Les NIC 2,5 GbE à chipset Realtek sont à fuir. J’ai pourtant souvenir que les cartes réseau 10/100 Mbps et 1 GbE de cette marque fonctionnaient correctement.

Les cartes Intel sont bien plus chères, et nécessitent une ventilation active dans un châssis tour. Difficile de recommander cette mise en œuvre.

Finalement la meilleure option semble de disposer d’une carte mère haut de gamme, ou gamme serveur, qui intègre directement un NIC 10 GbE.

Utilisation logicielle

Goulet d’étranglement CPU

Les plateformes serveur bi-processeur de chez Intel ne sont pas rafraichies aussi souvent que les plateformes desktop, si bien que bon nombre de processeurs Xeon d’ancienne génération et même actuels sont décriés pour leurs mauvaises performances mono-thread ainsi que pour les mitigations de bugs coûteux en performances CPU.

La conséquence directe avec le 10 GbE c’est que très peu de processeurs du marché sont capables de soutenir 10 GbE sur un flux chiffré (SSH, SCP, SFTP, FTPS, HTTPS, …). Dans une utilisation serveur avec plusieurs clients simultanés, l’utilisation de plusieurs cœurs facilitera la montée en débit.

Avec un parc de serveurs vieux de quelques années, les standards 2,5 GbE et 5 GbE semblent largement suffisants au regard de ce qu’ils peuvent supporter en débits chiffrés sur un flux.
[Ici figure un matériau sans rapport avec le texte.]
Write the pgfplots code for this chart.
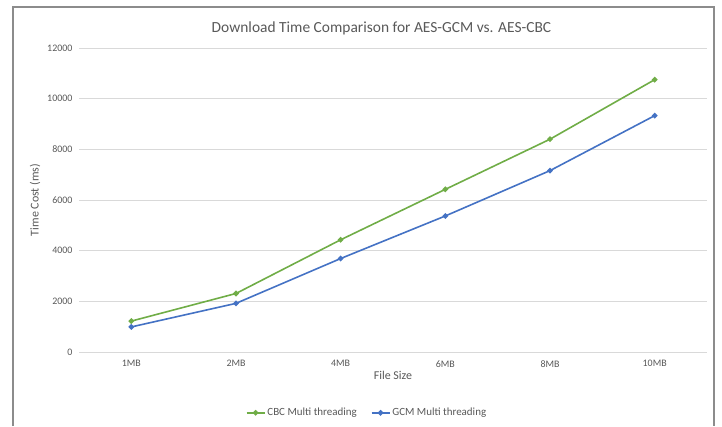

Goulet d’étranglement stockage

On le sait, aucun disque dur à plateaux tournants ne permet d’atteindre des débits suffisants pour saturer un lien 10 GbE, a fortiori dans le cas d’accès concurrents qui feront augmenter la latence et diminuer les débits.

Un pool ZFS avec 4 disques récents en RAIDZ, et une bonne quantité de mémoire RAM, peut absorber 1 Go/s en écriture jusqu’à remplissage du cache en RAM, puis ensuite autour de 300 Mo/s, et proposer 600 Mo/s en lecture.

Beaucoup de SSD NVMe proposent des débits supérieurs à 1 Go/s en lecture et écriture.

Protocoles permettant d’atteindre 10 GbE

En réseau local, pour saturer un lien 10 GbE avec un transfert unique, il nous reste par exemple FTP, Samba/CIFS, NFS, et rsync en mode daemon (sans tunnel SSH).

Les applications NAS, iSCSI et FCoE peuvent naturellement tirer parti du 10 GbE.

Le 10 GbE reste toujours intéressant pour uplinker les switchs qui le permettent.